There is something about traveling, about getting away from it all that helps you to see it all a little more clearly.
A couple days ago I was in Baltimore with one of my absolute best friends, we stayed at a nice hotel (with very friendly, handsome staff), had access to a free shuttle, and ate, shopped, and explored Baltimore to our hearts content.
Whenever I go traveling I always get a fresh perspective on my life. I’m able to get some distance and able to see the good, the bad, and in this case the gap.
The gap between reality and the life I want.
Travel gives me fresh insight to pursue my goals and stop talking about the life I’ve been wanting and to go ahead and live it already. Running off to Baltimore with my best friend was no exception. Getting away I was able to share with her some of my thoughts and insecurities, and through her wise words of love and encouragement I was able to get some fresh perspective on my life.
Not to say tomorrow I’m suddenly going to move out, get married, become a published writer, and know what I’m doing for the next five years.
Please, but it has got me thinking.
The gap I think is often strongest in our 20s because this is the time when we finally have real opportunity and power to create the life we want. We can make decisions about our jobs, education, relationships, and where we want to live. At the same time we have to deal with the problems of our generation. Which means the gap-as I have defined it-is harder to close.
Mainly I have been thinking about getting married and how that can really be a reality without too much burden, financially and emotionally.
So I was recently on my favorite website apracticalwedding.com (APW) despite the name APW is first and foremost a site about navigating growing up, with a focus on marriage and weddings, because well marriage more than most things forces you to grow up, because it’s not just about you anymore.

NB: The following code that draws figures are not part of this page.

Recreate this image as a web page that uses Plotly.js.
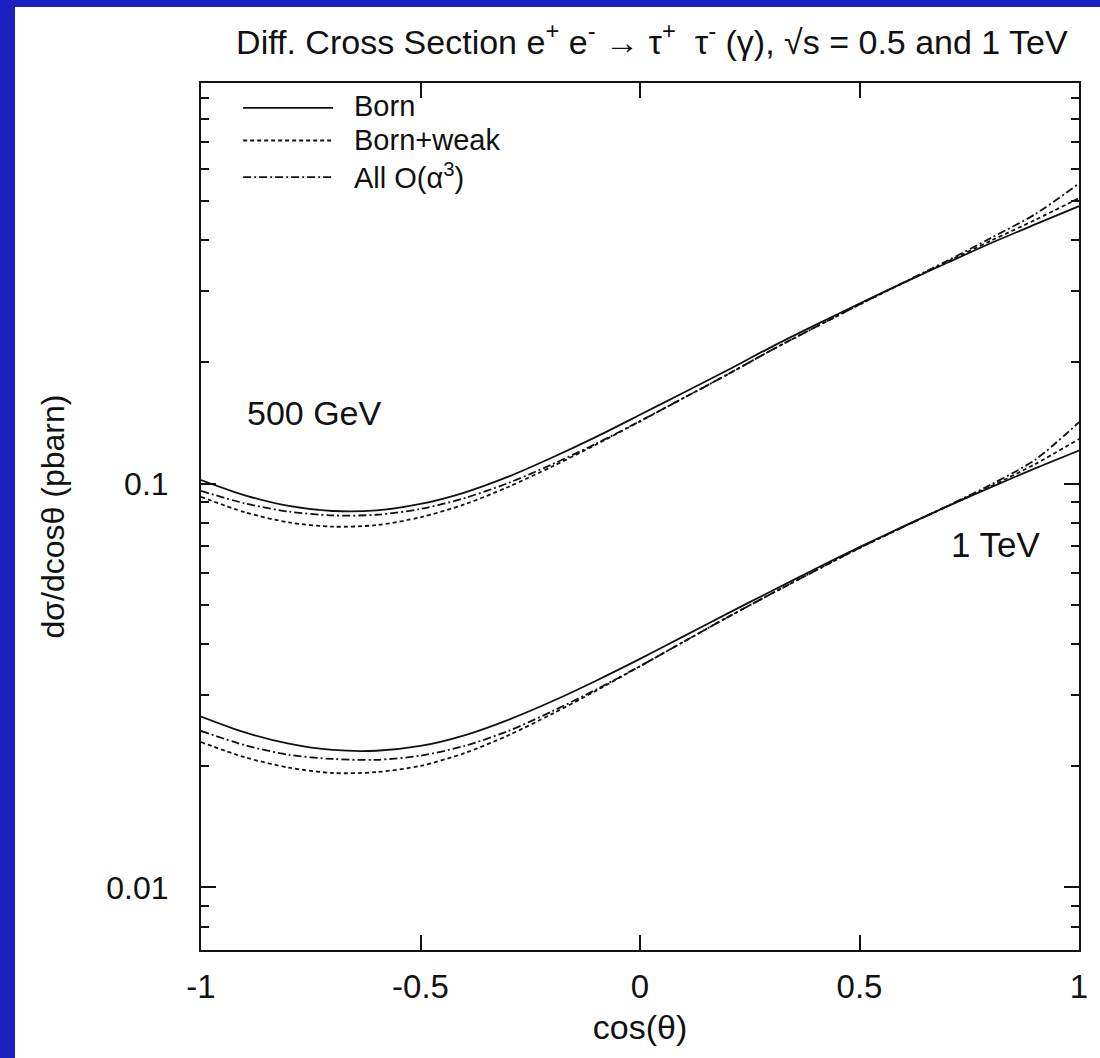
<!DOCTYPE html>
<html>
<head>
<meta charset="utf-8">
<script src="https://cdn.plot.ly/plotly-3.0.1.min.js"></script>
<style>
  html, body { margin: 0; padding: 0; width: 1100px; height: 1058px; overflow: hidden; background: #1b20c0; }
  #chart { position: absolute; left: 15px; top: 7px; width: 1085px; height: 1051px; background: #fff; }
</style>
</head>
<body>
<div id="chart"></div>
<script>
// cos(theta) sample points
const cosTheta = [-1.0,-0.9,-0.8,-0.7,-0.6,-0.5,-0.4,-0.3,-0.2,-0.1,0.0,0.1,0.2,0.3,0.4,0.5,0.6,0.7,0.8,0.9,1.0];

// sqrt(s) = 500 GeV (pb)
const born500 = [0.102,0.0935,0.0880,0.0855,0.0858,0.0890,0.0950,0.1040,0.1160,0.1305,0.148,0.168,0.191,0.218,0.247,0.279,0.314,0.352,0.394,0.438,0.486];
const weak500 = [0.0927,0.0849,0.0801,0.0782,0.0789,0.0825,0.0888,0.0981,0.1102,0.1249,0.1425,0.1630,0.1864,0.2141,0.2440,0.2773,0.314,0.3541,0.3995,0.4494,0.5088];
const all500  = [0.0959,0.0893,0.0852,0.0834,0.0837,0.0865,0.0920,0.1003,0.1116,0.1255,0.1428,0.1630,0.1864,0.2141,0.2440,0.2776,0.3146,0.3562,0.4058,0.4643,0.5531];

// sqrt(s) = 1 TeV (pb)
const born1000 = [0.0265,0.0242,0.0227,0.0219,0.0218,0.0224,0.0238,0.0260,0.0289,0.0325,0.0368,0.0419,0.0477,0.0542,0.0615,0.0696,0.0783,0.0878,0.0980,0.1090,0.1207];
const weak1000 = [0.0229,0.0210,0.0198,0.0192,0.0193,0.0200,0.0215,0.0238,0.0269,0.0307,0.0353,0.0406,0.0467,0.0534,0.0609,0.0692,0.0781,0.0878,0.0985,0.1117,0.1289];
const all1000  = [0.0244,0.0225,0.0213,0.0208,0.0207,0.0212,0.0224,0.0244,0.0273,0.0309,0.0353,0.0406,0.0467,0.0534,0.0609,0.0693,0.0781,0.0880,0.0995,0.1145,0.1418];

const seriesNames = ['Born', 'Born+weak', 'All O(α<sup>3</sup>)'];
const xTickVals = [-1, -0.5, 0, 0.5, 1];
const xTickText = ['-1', '-0.5', '0', '0.5', '1'];
const yTickVals = [0.01, 0.1, 1];
const yTickText = ['0.01', '0.1', '1'];
const yMinorVals = [0.007,0.008,0.009,0.02,0.03,0.04,0.05,0.06,0.07,0.08,0.09,0.2,0.3,0.4,0.5,0.6,0.7,0.8,0.9];

const FONT = 'Liberation Sans, Arial, sans-serif';
const INK = '#111';
const dashes = ['solid', '4px,3px', '8px,3px,2px,3px'];

function tr(y, dash) {
  return { x: cosTheta, y: y, type: 'scatter', mode: 'lines', line: { color: INK, width: 1.8, dash: dash, shape: 'spline', smoothing: 0.8 }, showlegend: false, hoverinfo: 'x+y' };
}
const data = [
  tr(born500, dashes[0]), tr(weak500, dashes[1]), tr(all500, dashes[2]),
  tr(born1000, dashes[0]), tr(weak1000, dashes[1]), tr(all1000, dashes[2])
];

// custom legend (sample lines + labels)
const legY = [0.9712, 0.9337, 0.8914];
const legTextY = [0.9735, 0.9345, 0.8925];
const shapes = [];
const annotations = [];
for (let i = 0; i < 3; i++) {
  shapes.push({ type: 'line', xref: 'x', yref: 'paper', x0: -0.904, x1: -0.699, y0: legY[i], y1: legY[i], line: { color: INK, width: 1.8, dash: dashes[i] } });
  annotations.push({ xref: 'x', yref: 'paper', x: -0.655, y: legTextY[i], xanchor: 'left', yanchor: 'middle', text: seriesNames[i], showarrow: false, font: { family: FONT, size: 29, color: INK } });
}
annotations.push({ xref: 'x', yref: 'y', x: -0.9, y: -0.826, xanchor: 'left', yanchor: 'middle', text: '500 GeV', showarrow: false, font: { family: FONT, size: 34, color: INK } });
annotations.push({ xref: 'x', yref: 'y', x: 0.703, y: -1.152, xanchor: 'left', yanchor: 'middle', text: '1 TeV', showarrow: false, font: { family: FONT, size: 35, color: INK } });

const layout = {
  width: 1085, height: 1051,
  margin: { l: 186, r: 21, t: 76, b: 108 },
  paper_bgcolor: '#fff', plot_bgcolor: '#fff',
  font: { family: FONT, size: 32, color: INK },
  title: { text: 'Diff. Cross Section e<sup>+</sup> e<sup>-</sup> → τ<sup>+</sup>  τ<sup>-</sup> (γ), √s = 0.5 and 1 TeV', x: 0.587, xanchor: 'center', y: 0.967, yanchor: 'middle', font: { family: FONT, size: 34, color: INK } },
  xaxis: {
    range: [-1, 1], tickmode: 'array', tickvals: xTickVals, ticktext: xTickText,
    ticks: 'inside', ticklen: 15, tickwidth: 2, tickcolor: INK, mirror: 'allticks',
    showline: true, linecolor: INK, linewidth: 2, showgrid: false, zeroline: false,
    ticklabelstandoff: 6, tickfont: { family: FONT, size: 33, color: INK },
    title: { text: 'cos(θ)', standoff: 12, font: { family: FONT, size: 34, color: INK } }
  },
  yaxis: {
    type: 'log', range: [Math.log10(0.007), Math.log10(0.981)],
    tickmode: 'array', tickvals: yTickVals, ticktext: yTickText,
    ticks: 'inside', ticklen: 15, tickwidth: 2, tickcolor: INK, mirror: 'allticks',
    minor: { tickmode: 'array', tickvals: yMinorVals, ticks: 'inside', ticklen: 8, tickwidth: 2, tickcolor: INK, showgrid: false },
    showline: true, linecolor: INK, linewidth: 2, showgrid: false, zeroline: false,
    ticklabelstandoff: 24, tickfont: { family: FONT, size: 32, color: INK },
    title: { text: 'dσ/dcosθ (pbarn)', standoff: 32, font: { family: FONT, size: 32, color: INK } }
  },
  shapes: shapes,
  annotations: annotations,
  showlegend: false
};

Plotly.newPlot('chart', data, layout, { displayModeBar: false, staticPlot: true });
</script>
</body>
</html>
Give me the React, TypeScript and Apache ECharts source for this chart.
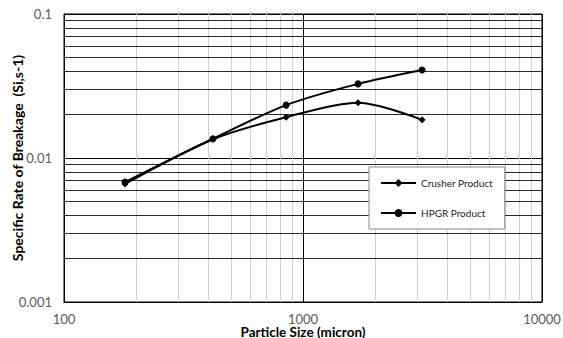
import React, { useEffect, useRef } from "react";
import * as echarts from "echarts";

const particleSizes = [180, 420, 850, 1700, 3150];
const crusherProduct = [0.0066, 0.0135, 0.0192, 0.0242, 0.0184];
const hpgrProduct = [0.0068, 0.0136, 0.0233, 0.0327, 0.0408];
const minorXGrid = [200, 300, 400, 500, 600, 700, 800, 900, 2000, 3000, 4000, 5000, 6000, 7000, 8000, 9000];
const minorYGrid = [0.002, 0.003, 0.004, 0.005, 0.006, 0.007, 0.008, 0.009, 0.02, 0.03, 0.04, 0.05, 0.06, 0.07, 0.08, 0.09];
const xRange = [100, 10000];
const yRange = [0.001, 0.1];

const FONT = "Lato, 'Open Sans', sans-serif";

const fmt = (v: number) => String(Number(v.toPrecision(3)));

export default function App() {
  const ref = useRef<HTMLDivElement>(null);
  useEffect(() => {
    if (!ref.current) return;
    const chart = echarts.init(ref.current, undefined, { renderer: "svg" });
    chart.setOption({
      animation: false,
      backgroundColor: "#fff",
      grid: {
        left: 64, top: 14, right: 21, bottom: 36,
        show: true, borderColor: "#000", borderWidth: 1,
        containLabel: false, outerBoundsMode: "none",
      },
      xAxis: {
        type: "log",
        logBase: 10,
        min: xRange[0],
        max: xRange[1],
        name: "Particle Size (micron)",
        nameLocation: "middle",
        nameGap: 23,
        nameMoveOverlap: false,
        nameTextStyle: { fontFamily: FONT, fontWeight: "bold", fontSize: 13.5, lineHeight: 13, color: "#000" },
        axisLine: { show: true, lineStyle: { color: "#000" } },
        axisTick: { show: false },
        axisLabel: { formatter: fmt, fontFamily: FONT, fontSize: 13, lineHeight: 11, color: "#595959", margin: 11 },
        splitLine: { show: true, lineStyle: { color: "#000", width: 1 } },
      },
      yAxis: {
        type: "log",
        logBase: 10,
        min: yRange[0],
        max: yRange[1],
        name: "Specific Rate of Breakage  (Si,s-1)",
        nameLocation: "middle",
        nameGap: 40,
        nameMoveOverlap: false,
        nameTextStyle: { fontFamily: FONT, fontWeight: "bold", fontSize: 14, color: "#000" },
        axisLine: { show: true, lineStyle: { color: "#000" } },
        axisTick: { show: false },
        axisLabel: { formatter: fmt, fontFamily: FONT, fontSize: 13, color: "#595959", margin: 12 },
        splitLine: { show: true, lineStyle: { color: "#000", width: 1 } },
      },
      legend: {
        data: ["Crusher Product", "HPGR Product"],
        orient: "vertical",
        left: 369,
        top: 167,
        itemWidth: 35,
        itemHeight: 10,
        itemGap: 20,
        padding: [11, 12, 11, 11],
        backgroundColor: "#fff",
        borderColor: "#888",
        borderWidth: 1,
        textStyle: { fontFamily: FONT, fontSize: 10, color: "#222" },
      },
      series: [
        {
          name: "minorX",
          type: "lines",
          coordinateSystem: "cartesian2d",
          z: 1,
          silent: true,
          lineStyle: { color: "#cfcfcf", width: 1, opacity: 1 },
          data: minorXGrid.map((v) => ({ coords: [[v, yRange[0]], [v, yRange[1]]] })),
        },
        {
          name: "minorY",
          type: "lines",
          coordinateSystem: "cartesian2d",
          z: 1,
          silent: true,
          lineStyle: { color: "#2a2a2a", width: 1, opacity: 1 },
          data: minorYGrid.map((v) => ({ coords: [[xRange[0], v], [xRange[1], v]] })),
        },
        {
          name: "Crusher Product",
          type: "line",
          z: 3,
          smooth: 0.3,
          data: particleSizes.map((x, i) => [x, crusherProduct[i]]),
          symbol: "diamond",
          symbolSize: 7,
          itemStyle: { color: "#000" },
          lineStyle: { color: "#000", width: 2 },
        },
        {
          name: "HPGR Product",
          type: "line",
          z: 3,
          smooth: 0.3,
          data: particleSizes.map((x, i) => [x, hpgrProduct[i]]),
          symbol: "circle",
          symbolSize: 7,
          itemStyle: { color: "#000" },
          lineStyle: { color: "#000", width: 2 },
        },
      ],
    });
    return () => chart.dispose();
  }, []);
  return <div ref={ref} style={{ width: 563, height: 338, position: "absolute", left: 0, top: 0 }} />;
}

I was reading Millennials and Marriage and this passage stood out to me:
“Forget about homeownership, once a hallmark of stability and permanence—one in eight Millennials over age twenty-two say they’ve moved back into a parent’s home due to the recession.
In short, we’re a generation that has learned the hard way that many of the hallmarks of adulthood which previously seemed stable and secure simply don’t exist for us, and maybe never will. Having come of age at a time of such uncertainty and impermanence, is it any wonder some Millennials are wary at the prospect of yet another institution that promises stability and longevity?”
As you readers know I am not wary of marriage, in fact as the days pass I am more and more eager to be married, but I realize the friction I have had with well meaning loved ones is because of the quote above. The markers of my parents and aunts and uncles adulthood are not going to be my own, and even if they were the path to get there is so different.
My parents want me to move out on my own as do I, yet they also think my marriage should be prolonged so that I can have some time of independence (read: financial independence with a full time job). Realistically this could take years. Whereas I have a much stronger chance of actually going out and supporting myself soon, albeit with someone else if I get married. It seems especially absurd when it’s what I want. I’m educated, out of college, earning my own money. Frankly, I would like to move out and go into a great job before I get married, but again I have to face reality.
More than that S and I have been a team since day one, it may not be what my parents want for me, but we have supported each other in numerous ways, even financially.
I can do life without him, and if I wasn’t getting married, I’d be making plans to move in with some of my friends who are graduating this year. I’d still be working, I’d still be navigating being an adult with my parents, but I feel like this closing sentence really sums up my beliefs and why-while it was never my plan -getting married after college will be such a good thing:
“The Millennial generation faces a host of uncertainties and this necessarily shapes our outlook on life, as compared to other generations. But personally, this Millennial likes the certainty of knowing she’s got someone to face the uncertainty with.”
So I’m working on closing the gap. Like actually looking into prices of places I want to get married at. Declaring a wedding day. Saving up my money and creating a loan repayment plan that actually works with my life. Creating boundaries with my parents that lets all of us be adults.
My adulthood doesn’t look like everyone else’s and it for sure doesn’t look like my parents. That’s okay though.
I’m not them. That’s freeing.
Because marrying S is a good thing. It’s what I believe God wants for us. And I think in their own way my parents want us married too just on their terms, but it’s not on their terms. That, dear reader, is what makes being an adult so awesome and sometimes scary, these are my decisions to make. I get to choose who I love, where I go, and what I do. Always tempered with wisdom, prayer, and grace of course.
Of course it’s not going to be easy there’s emotional and financial hurdles I have to overcome in the next months leading up to our marriage, but I think with a lot of conversation, prayer, and compromise it’s going to happen. Now, to tackle all the other goals and dreams I have, good thing I have S to go through things with, and I’m there for him.